Nov. 4, 2014 was easily the most fun and most productive I’ve ever felt on Election Night, and there are two clear reasons for that:
1. I’m working at Billy Penn, a very lean news startup. There’s no room to be unprepared, and all-hands-on-deck basically means looking across a table to communicate with all my colleagues. Having a plan and sticking to it was pretty easy.
2. We hosted a shared newsroom that night. And though it ended up being a historically short midterm gubernatorial election, we had a great time.
I’d like to take credit for the concept, but I was inspired by NJ News Commons, which had its own shared newsroom that night. We wanted to try something different for Billy Penn’s first election night, and this felt like the right approach.

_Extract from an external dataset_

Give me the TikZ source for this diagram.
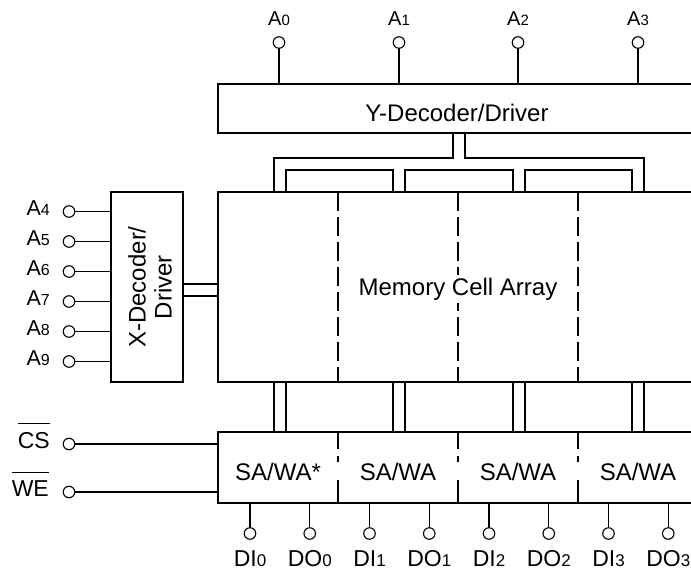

We invited journalists from across Philadelphia to share a newsroom with us. Rather than have a few people working in their own separate newsroom — or couches, in the case of freelancers — those of us tweeting and filing web stories that night worked in the same space.
There are some things we’ll tweak for next time (there will definitely be a next time), but we achieved our overall goal: fun, collaborative coverage of a common interest. Our space at Temple University’s Center for Public Interest Journalism was a little too small to accommodate everyone, so we shacked up with the University City Science Center. They opened their doors to us and balanced our pizza offerings with a tub full of beer.
Election Night usually brings tension to newsrooms. Everyone wants to be first to report results, or publish the story about an issue at the polls. But Billy Penn’s mission is about not competing, and not playing that game. Instead, we want to foster an environment where reporters and publications can bring their own perspectives to big issues. I consider the shared newsroom a major step in the right direction.